Vous souvenez-vous de la dernière fois que vous avez entendu une chanson de Townes Van Zandt au cinoche ? Qu’un film a commencé en vous faisant emboîter les pas d’un môme feuilletant un bouquin de Flannery O’Connor ? Que vous vous êtes intéressé à un personnage féminin, la cinquantaine bien tassée, coiffée d’un bandana tout pareil à celui porté par Christopher Walken dans Voyage au bout de l’enfer ? Que vous avez écouté avec attention un nain et un flic raciste palabrer autour d’une table de billard dans un rade du Missouri ? Bref, de la dernière fois que vous avez vu une authentique Americana ? Soit un tableau de l’Amérique profonde qui ne fonctionne ni sur le décalage façon frères Coen ni sur la nostalgie façon Jeff Nichols. Soit un portrait décapant, mais bourré d’empathie, des millions d’individus qui vivotent loin des grandes métropoles U.S.
Mildred (Frances McDormand) est en colère. Cela fait plus d’un an que sa fille a été violée, puis assassinée. Le coupable court toujours. L’affaire ne semble pas être la priorité de la police locale commandée par Willoughby (Woody Harrelson) et son adjoint Dixon (Sam Rockwell). Sans doute est-elle trop occupée – nous sommes dans le Sud des Etats-Unis – à tabasser des nègres innocents. C’est du moins ce que pense Mildred. Voilà donc qu’elle décide de faire un truc un peu frappé : dépenser une petite fortune qu’elle n’a pas afin de louer trois grands panneaux publicitaires bordant une autoroute à l’extérieur de la ville. Puis elle les fait peindre d’invectives et de messages rageurs qui prennent à partie les autorités.

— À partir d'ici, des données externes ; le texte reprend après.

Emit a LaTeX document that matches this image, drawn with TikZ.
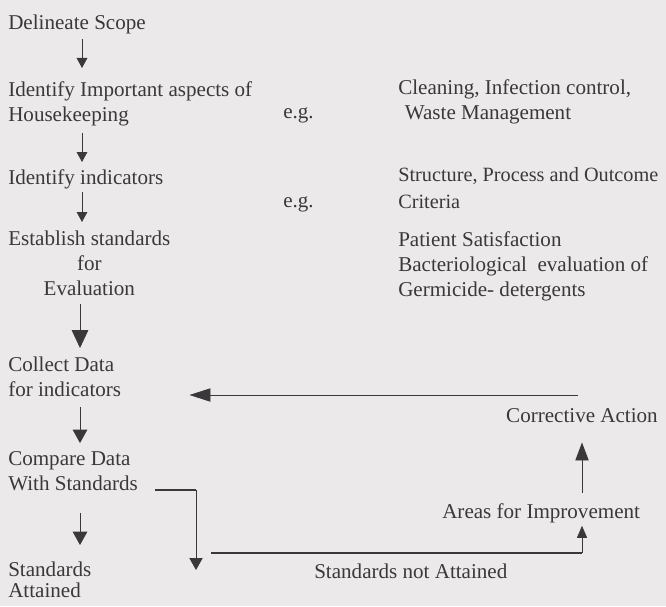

Scandale dans la petite bourgade. Les uns la soutiennent. Faiblement. Les autres la condamnent. Férocement.
On l’a compris : 3 Billboards raconte une histoire de vengeance et de deuil. Que faire de sa rage quand on a tué votre enfant sans que vous puissiez identifier le responsable ? Comment faire le deuil ? Comment s’accommodent de la culpabilité ceux qui n’ont pas su protéger l’être qui leur était le plus cher au monde ? Et puis comment continuer à vivre avec les autres – vos voisins, vos concitoyens – quand le brutal assassinat qui hante vos nuits vous apparaît comme le produit de la société dans laquelle vous vivez ? Comme une sorte d’effrayante et souterraine création collective ? Une histoire de vengeance et de deuil, donc. Mais voilà que celle-ci prend un tour complètement inattendu. Le chef de la police, lui qui paraissait si pataud et presque veule à force de mollesse, s’avère un genre de poète humaniste luttant avec un hédonisme bonhomme contre une maladie mortelle. Son adjoint, fils à maman, dont nous étions certains que rien ne pourrait jamais le rédimer de son racisme attardé, pourrait bien devenir un inspecteur de génie, guidé par une hyper-sensibilité comparable à celle d’un mystique rhénan. Quant à la nouvelle copine de l’ex de Mildred, elle qui avait tout du sex toy jetable et illettré, la voilà qui cisèle des aphorismes. Mais pourquoi de tels changements de perspective ? Coup de force ? Arbitraire du scénario ? Absolument pas. D’une part chez McDonagh (Bon baisers de Bruges, Sept psychopathes) comme chez Renoir, « tout le monde a ses raisons ». D’autre part le dramaturge anglais excelle à mélanger les genres, le comique et le tragique, la grosse farce et le pathétique. Ses personnages ne sauraient donc être d’un seul tenant. Ils peuvent être pathétiques et ridicules. Puis, la scène d’après, presque sublimes.